The tabulation required almost incessant labor for five months. The results were first tabulated' upon two rolls of paper whose combined length was fifty-two feet by one foot eight inches in breadth. A second tabulation was made in which the memories (which could be readily studied from the first tabulation) were arranged under a large number of headings (over sixty), these headings being drawn from the papers themselves. Such topics were used as novel occurrences, repeated or protracted occurrences, gustatory memories, auditory memories, memories of father, mother, brothers, sisters, more distant relatives, other persons, deaths and funerals, sickness and accidents to self, sickness and accidents to others, memories of time, number, etc. Under novel occurrences or single impressions were included such memories as, seeing the ocean for the first time, drowning a cat, pet bird died, etc. By protracted or repeated experiences were included such memories as bringing water for mother in a little pail, the dress a person wore, etc.

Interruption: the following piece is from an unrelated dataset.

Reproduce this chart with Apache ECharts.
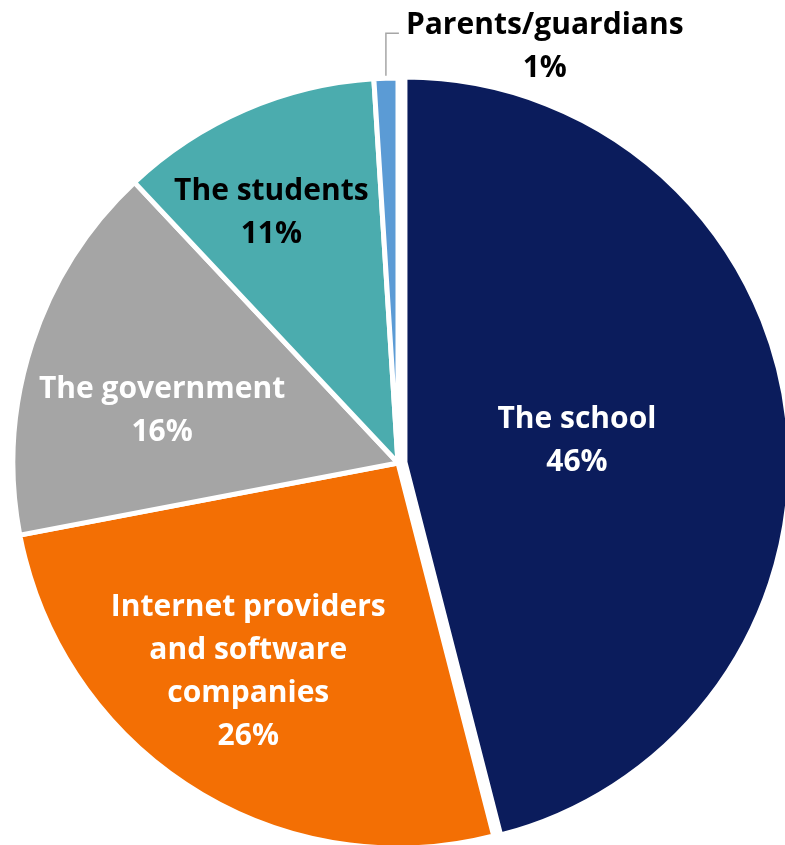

To this topical syllabus 1,658 replies were received in time for tabulation. Of this number 1,372 were from white people; 605 males and 767 females. 182 were from negroes; 94 males and 88 females. 104 returns were furnished by Indians; 64 males and 40 females. The Indians represented 25 different tribes. The tabulations were made according to age in periods as follows: I, ages 1-4: II, ages 5-9; III, ages 10-11; IV, ages 12-13; V, ages 14-15; VI, ages 16-17; VII, ages 18-19; VIII, ages 20-29; IX, 30-39, etc. The last decade was practically 80-89, although a few males and one female 90 years of age sent returns, which were tabulated separately. The purpose in tabulating two year periods from 10-20 was to note the changes in memory, if any occurred, during this period of growth. The returns furnished many memories besides the first three. While the whole number of early memories did not differ essentially in character from the first three, the former furnish broader data for safe conclusions.

The youngest child whose memory was obtained was eleven months of age. She had apparently two definite memories. These experiences may not enter into the list of permanent memories. Yet a few adults state that they remember expe

1 I am indebted to my wife for the painstaking tabulations.